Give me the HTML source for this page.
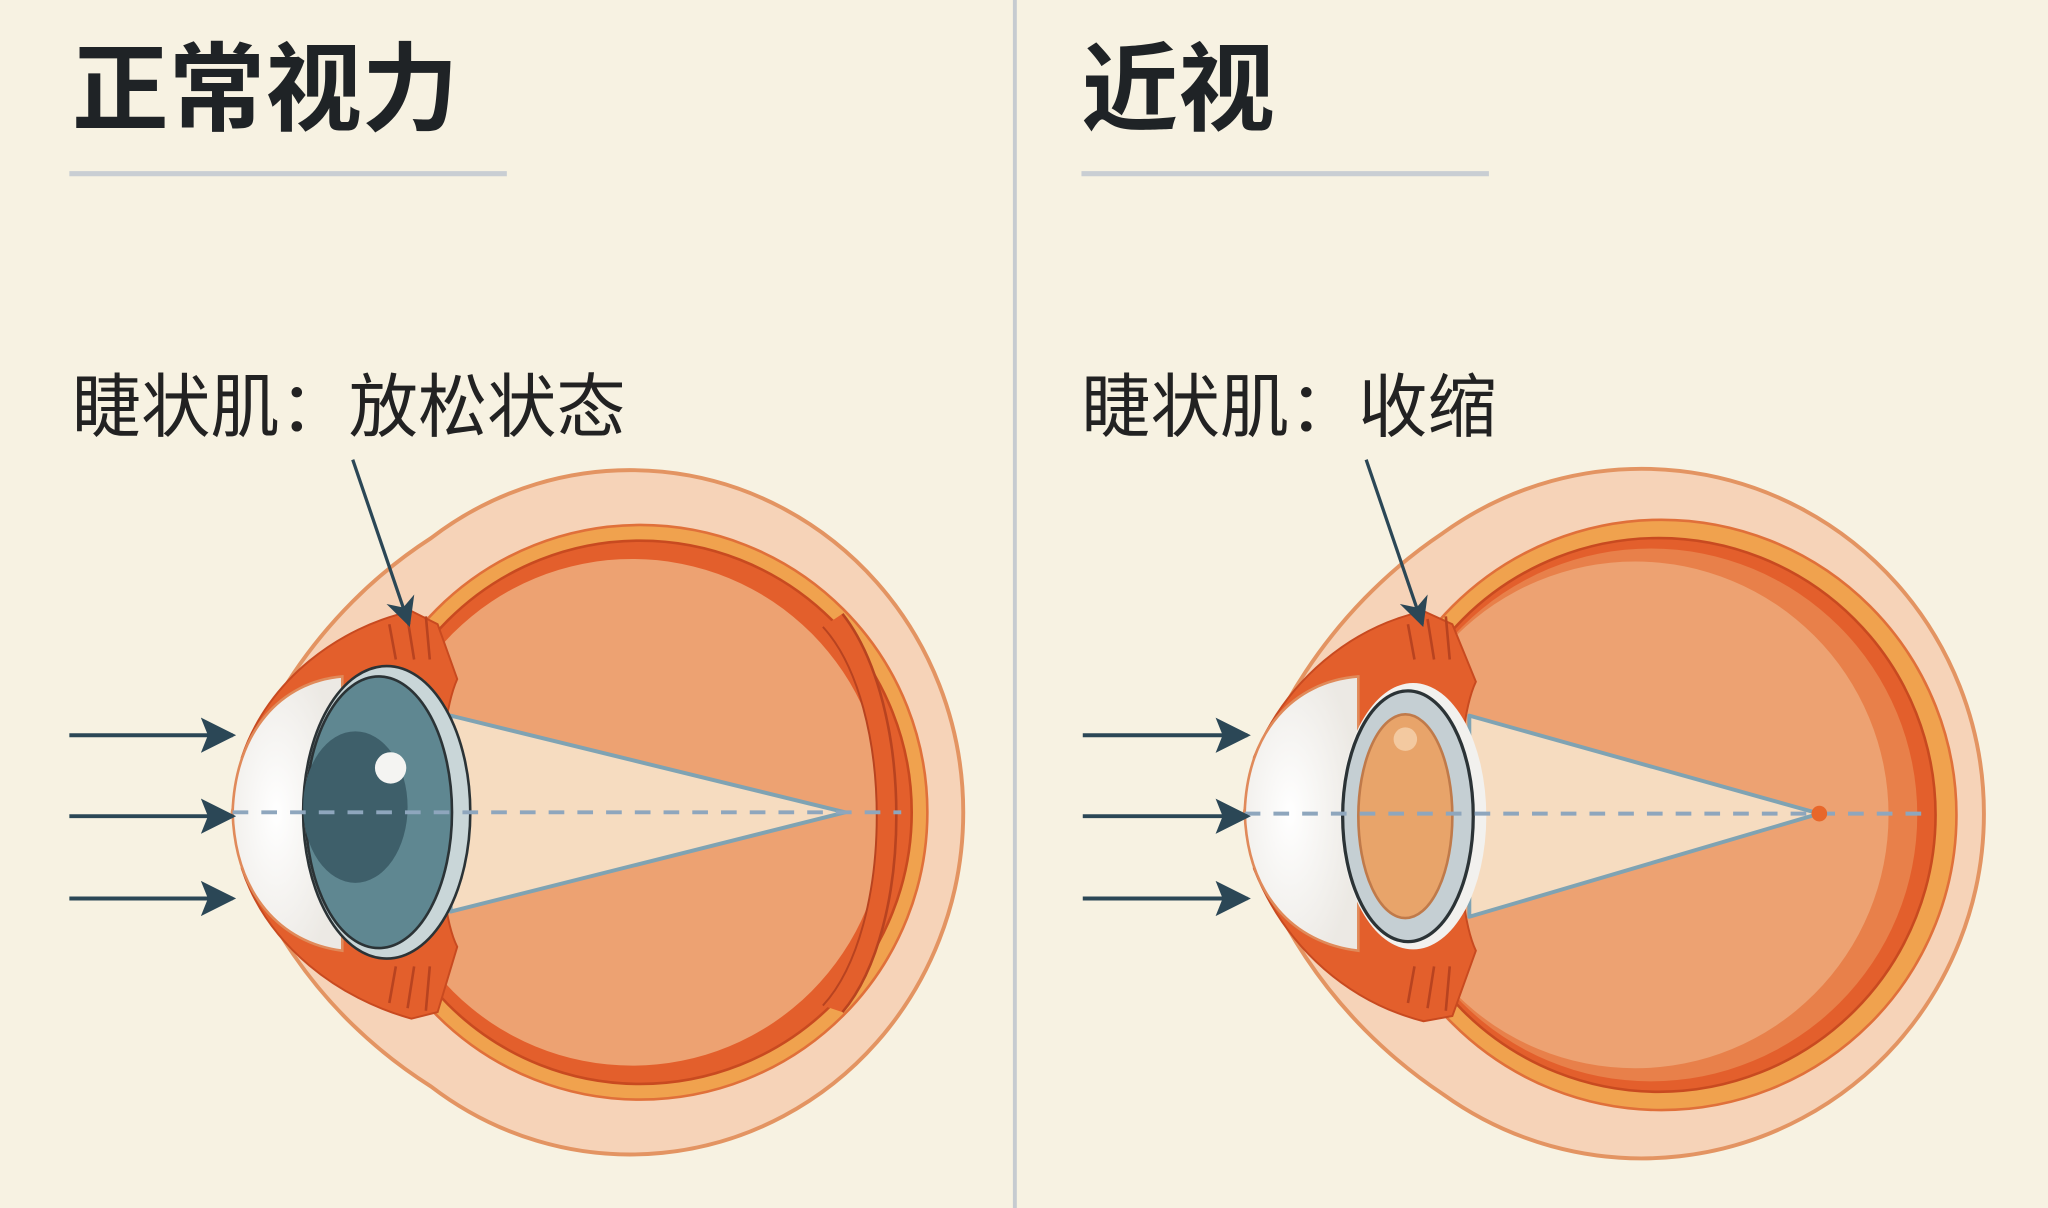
<!DOCTYPE html>
<html><head><meta charset="utf-8"><style>
html,body{margin:0;padding:0;background:#f7f2e2;}
svg{display:block;}
text{font-family:"Liberation Sans","Noto Sans CJK SC",sans-serif;}
</style></head><body>
<svg width="2048" height="1208" viewBox="0 0 1568 925" xmlns="http://www.w3.org/2000/svg">
<defs>
<marker id="ah" viewBox="0 0 10 10" refX="9" refY="5" markerWidth="9" markerHeight="9" orient="auto" markerUnits="strokeWidth"><path d="M0,0 L10,5 L0,10 L2,5 Z" fill="#2b4756"/></marker>
<marker id="ah2" viewBox="0 0 10 10" refX="9" refY="5" markerWidth="9" markerHeight="9" orient="auto" markerUnits="strokeWidth"><path d="M0,0 L10,5 L0,10 L3,5 Z" fill="#2b4756"/></marker>
<radialGradient id="cg" cx="0.4" cy="0.5" r="0.6"><stop offset="0" stop-color="#ffffff"/><stop offset="1" stop-color="#ece9e4"/></radialGradient>
</defs>
<rect width="1568" height="925" fill="#f7f2e2"/>
<line x1="777" y1="0" x2="777" y2="925" stroke="#c6cbd0" stroke-width="3"/>

<text x="55" y="94" font-size="74" font-weight="bold" fill="#1f2326">正常视力</text>
<line x1="53" y1="133" x2="388" y2="133" stroke="#c9ced3" stroke-width="4"/>
<text x="55" y="330" font-size="53" fill="#222">睫状肌：放松状态</text>

<text x="828" y="94" font-size="74" font-weight="bold" fill="#1f2326">近视</text>
<line x1="828" y1="133" x2="1140" y2="133" stroke="#c9ced3" stroke-width="4"/>
<text x="828" y="330" font-size="53" fill="#222">睫状肌：收缩</text>

<!-- EYE 1 -->
<g>
<path d="M178,622 C190,560 240,470 330,412 A255 262 0 1 1 330 832 C240,775 190,690 178,622 Z" fill="#f6d3b8" stroke="#e39462" stroke-width="3"/>
<circle cx="490" cy="622" r="220" fill="#f0a24e" stroke="#e0703a" stroke-width="2"/>
<circle cx="490" cy="622" r="208" fill="#e35f2c" stroke="#c84a20" stroke-width="2"/>
<circle cx="484" cy="622" r="194" fill="#eda272"/>
<path d="M630,480 C685,540 685,710 630,770 L645,775 C700,710 700,540 645,470 Z" fill="#e35f2c"/>
<path d="M645,470 C700,540 700,710 645,775" fill="none" stroke="#b84320" stroke-width="2"/>
<path d="M630,480 C685,540 685,710 630,770" fill="none" stroke="#b84320" stroke-width="1.5"/>
<!-- ciliary -->
<path d="M185,580 C205,520 260,480 315,468 L335,478 L350,520 C332,560 332,690 350,725 L335,775 L315,780 C260,765 205,725 185,665 Z" fill="#e35f2c" stroke="#c84a20" stroke-width="1.5"/>
<path d="M298,478 L303,505 M312,474 L317,505 M326,472 L329,505 M298,768 L303,740 M312,772 L317,740 M326,774 L329,740" stroke="#b84320" stroke-width="2"/>
<!-- cornea -->
<path d="M178,622 C180,560 215,522 262,518 L262,728 C215,722 180,685 178,622 Z" fill="url(#cg)" stroke="#e08a5a" stroke-width="2"/>
<polygon points="345,548 345,698 647,622" fill="#f6dcc0" stroke="#7fa3b3" stroke-width="3" stroke-linejoin="round"/>
<ellipse cx="296" cy="622" rx="64" ry="112" fill="#c9d6d8" stroke="#2b3336" stroke-width="2"/>
<ellipse cx="290" cy="622" rx="56" ry="104" fill="#5f8791" stroke="#2b3336" stroke-width="2"/>
<ellipse cx="272" cy="618" rx="40" ry="58" fill="#3e5f6a"/>
<circle cx="299" cy="588" r="12" fill="#f4f4f2"/>
<line x1="178" y1="622" x2="690" y2="622" stroke="#8ea6bd" stroke-width="3" stroke-dasharray="12,10"/>
<line x1="270" y1="352" x2="313" y2="478" stroke="#2b4756" stroke-width="2.5" marker-end="url(#ah2)"/>
</g>
<g stroke="#2b4756" stroke-width="3" marker-end="url(#ah)">
<line x1="53" y1="563" x2="178" y2="563"/>
<line x1="53" y1="625" x2="178" y2="625"/>
<line x1="53" y1="688" x2="178" y2="688"/>
</g>

<!-- EYE 2 -->
<g>
<path d="M953,622 C965,560 1015,468 1105,408 A262 264 0 1 1 1105 838 C1015,778 965,690 953,622 Z" fill="#f6d3b8" stroke="#e39462" stroke-width="3"/>
<circle cx="1272" cy="624" r="226" fill="#f0a24e" stroke="#e0703a" stroke-width="2"/>
<circle cx="1270" cy="624" r="212" fill="#e35f2c" stroke="#c84a20" stroke-width="2"/>
<circle cx="1264" cy="624" r="204" fill="#e8804a"/>
<circle cx="1252" cy="624" r="194" fill="#eda272"/>
<path d="M960,580 C985,520 1035,480 1090,468 L1112,478 L1130,522 C1112,560 1112,690 1130,728 L1112,778 L1090,782 C1035,768 985,728 960,665 Z" fill="#e35f2c" stroke="#c84a20" stroke-width="1.5"/>
<path d="M1078,478 L1083,505 M1093,474 L1098,505 M1107,472 L1110,505 M1078,768 L1083,740 M1093,772 L1098,740 M1107,774 L1110,740" stroke="#b84320" stroke-width="2"/>
<path d="M953,622 C955,560 990,522 1040,518 L1040,728 C990,722 955,685 953,622 Z" fill="url(#cg)" stroke="#e08a5a" stroke-width="2"/>
<polygon points="1125,548 1125,702 1393,623" fill="#f6dcc0" stroke="#7fa3b3" stroke-width="3" stroke-linejoin="round"/>
<ellipse cx="1082" cy="625" rx="56" ry="102" fill="#f2f1ee"/>
<ellipse cx="1078" cy="625" rx="50" ry="96" fill="#c5cfd3" stroke="#2b3336" stroke-width="2.5"/>
<ellipse cx="1076" cy="625" rx="36" ry="78" fill="#e8a46a" stroke="#c07a4a" stroke-width="2"/>
<circle cx="1076" cy="566" r="9" fill="#f3c9a0"/>
<line x1="953" y1="623" x2="1475" y2="623" stroke="#8ea6bd" stroke-width="3" stroke-dasharray="12,10"/>
<circle cx="1393" cy="623" r="6" fill="#e8672a"/>
<line x1="1046" y1="352" x2="1089" y2="478" stroke="#2b4756" stroke-width="2.5" marker-end="url(#ah2)"/>
</g>
<g stroke="#2b4756" stroke-width="3" marker-end="url(#ah)">
<line x1="829" y1="563" x2="955" y2="563"/>
<line x1="829" y1="625" x2="955" y2="625"/>
<line x1="829" y1="688" x2="955" y2="688"/>
</g>
</svg>
</body></html>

__________________________________________________

• **What you need to do**:
Using the data above, write out every line exactly, leaving the images behind.

• **The reply**:
Give me the HTML source for this page.
<!DOCTYPE html>
<html><head><meta charset="utf-8"><style>
html,body{margin:0;padding:0;background:#f7f2e2;}
svg{display:block;}
text{font-family:"Liberation Sans","Noto Sans CJK SC",sans-serif;}
</style></head><body>
<svg width="2048" height="1208" viewBox="0 0 1568 925" xmlns="http://www.w3.org/2000/svg">
<defs>
<marker id="ah" viewBox="0 0 10 10" refX="9" refY="5" markerWidth="9" markerHeight="9" orient="auto" markerUnits="strokeWidth"><path d="M0,0 L10,5 L0,10 L2,5 Z" fill="#2b4756"/></marker>
<marker id="ah2" viewBox="0 0 10 10" refX="9" refY="5" markerWidth="9" markerHeight="9" orient="auto" markerUnits="strokeWidth"><path d="M0,0 L10,5 L0,10 L3,5 Z" fill="#2b4756"/></marker>
<radialGradient id="cg" cx="0.4" cy="0.5" r="0.6"><stop offset="0" stop-color="#ffffff"/><stop offset="1" stop-color="#ece9e4"/></radialGradient>
</defs>
<rect width="1568" height="925" fill="#f7f2e2"/>
<line x1="777" y1="0" x2="777" y2="925" stroke="#c6cbd0" stroke-width="3"/>

<text x="55" y="94" font-size="74" font-weight="bold" fill="#1f2326">正常视力</text>
<line x1="53" y1="133" x2="388" y2="133" stroke="#c9ced3" stroke-width="4"/>
<text x="55" y="330" font-size="53" fill="#222">睫状肌：放松状态</text>

<text x="828" y="94" font-size="74" font-weight="bold" fill="#1f2326">近视</text>
<line x1="828" y1="133" x2="1140" y2="133" stroke="#c9ced3" stroke-width="4"/>
<text x="828" y="330" font-size="53" fill="#222">睫状肌：收缩</text>

<!-- EYE 1 -->
<g>
<path d="M178,622 C190,560 240,470 330,412 A255 262 0 1 1 330 832 C240,775 190,690 178,622 Z" fill="#f6d3b8" stroke="#e39462" stroke-width="3"/>
<circle cx="490" cy="622" r="220" fill="#f0a24e" stroke="#e0703a" stroke-width="2"/>
<circle cx="490" cy="622" r="208" fill="#e35f2c" stroke="#c84a20" stroke-width="2"/>
<circle cx="484" cy="622" r="194" fill="#eda272"/>
<path d="M630,480 C685,540 685,710 630,770 L645,775 C700,710 700,540 645,470 Z" fill="#e35f2c"/>
<path d="M645,470 C700,540 700,710 645,775" fill="none" stroke="#b84320" stroke-width="2"/>
<path d="M630,480 C685,540 685,710 630,770" fill="none" stroke="#b84320" stroke-width="1.5"/>
<!-- ciliary -->
<path d="M185,580 C205,520 260,480 315,468 L335,478 L350,520 C332,560 332,690 350,725 L335,775 L315,780 C260,765 205,725 185,665 Z" fill="#e35f2c" stroke="#c84a20" stroke-width="1.5"/>
<path d="M298,478 L303,505 M312,474 L317,505 M326,472 L329,505 M298,768 L303,740 M312,772 L317,740 M326,774 L329,740" stroke="#b84320" stroke-width="2"/>
<!-- cornea -->
<path d="M178,622 C180,560 215,522 262,518 L262,728 C215,722 180,685 178,622 Z" fill="url(#cg)" stroke="#e08a5a" stroke-width="2"/>
<polygon points="345,548 345,698 647,622" fill="#f6dcc0" stroke="#7fa3b3" stroke-width="3" stroke-linejoin="round"/>
<ellipse cx="296" cy="622" rx="64" ry="112" fill="#c9d6d8" stroke="#2b3336" stroke-width="2"/>
<ellipse cx="290" cy="622" rx="56" ry="104" fill="#5f8791" stroke="#2b3336" stroke-width="2"/>
<ellipse cx="272" cy="618" rx="40" ry="58" fill="#3e5f6a"/>
<circle cx="299" cy="588" r="12" fill="#f4f4f2"/>
<line x1="178" y1="622" x2="690" y2="622" stroke="#8ea6bd" stroke-width="3" stroke-dasharray="12,10"/>
<line x1="270" y1="352" x2="313" y2="478" stroke="#2b4756" stroke-width="2.5" marker-end="url(#ah2)"/>
</g>
<g stroke="#2b4756" stroke-width="3" marker-end="url(#ah)">
<line x1="53" y1="563" x2="178" y2="563"/>
<line x1="53" y1="625" x2="178" y2="625"/>
<line x1="53" y1="688" x2="178" y2="688"/>
</g>

<!-- EYE 2 -->
<g>
<path d="M953,622 C965,560 1015,468 1105,408 A262 264 0 1 1 1105 838 C1015,778 965,690 953,622 Z" fill="#f6d3b8" stroke="#e39462" stroke-width="3"/>
<circle cx="1272" cy="624" r="226" fill="#f0a24e" stroke="#e0703a" stroke-width="2"/>
<circle cx="1270" cy="624" r="212" fill="#e35f2c" stroke="#c84a20" stroke-width="2"/>
<circle cx="1264" cy="624" r="204" fill="#e8804a"/>
<circle cx="1252" cy="624" r="194" fill="#eda272"/>
<path d="M960,580 C985,520 1035,480 1090,468 L1112,478 L1130,522 C1112,560 1112,690 1130,728 L1112,778 L1090,782 C1035,768 985,728 960,665 Z" fill="#e35f2c" stroke="#c84a20" stroke-width="1.5"/>
<path d="M1078,478 L1083,505 M1093,474 L1098,505 M1107,472 L1110,505 M1078,768 L1083,740 M1093,772 L1098,740 M1107,774 L1110,740" stroke="#b84320" stroke-width="2"/>
<path d="M953,622 C955,560 990,522 1040,518 L1040,728 C990,722 955,685 953,622 Z" fill="url(#cg)" stroke="#e08a5a" stroke-width="2"/>
<polygon points="1125,548 1125,702 1393,623" fill="#f6dcc0" stroke="#7fa3b3" stroke-width="3" stroke-linejoin="round"/>
<ellipse cx="1082" cy="625" rx="56" ry="102" fill="#f2f1ee"/>
<ellipse cx="1078" cy="625" rx="50" ry="96" fill="#c5cfd3" stroke="#2b3336" stroke-width="2.5"/>
<ellipse cx="1076" cy="625" rx="36" ry="78" fill="#e8a46a" stroke="#c07a4a" stroke-width="2"/>
<circle cx="1076" cy="566" r="9" fill="#f3c9a0"/>
<line x1="953" y1="623" x2="1475" y2="623" stroke="#8ea6bd" stroke-width="3" stroke-dasharray="12,10"/>
<circle cx="1393" cy="623" r="6" fill="#e8672a"/>
<line x1="1046" y1="352" x2="1089" y2="478" stroke="#2b4756" stroke-width="2.5" marker-end="url(#ah2)"/>
</g>
<g stroke="#2b4756" stroke-width="3" marker-end="url(#ah)">
<line x1="829" y1="563" x2="955" y2="563"/>
<line x1="829" y1="625" x2="955" y2="625"/>
<line x1="829" y1="688" x2="955" y2="688"/>
</g>
</svg>
</body></html>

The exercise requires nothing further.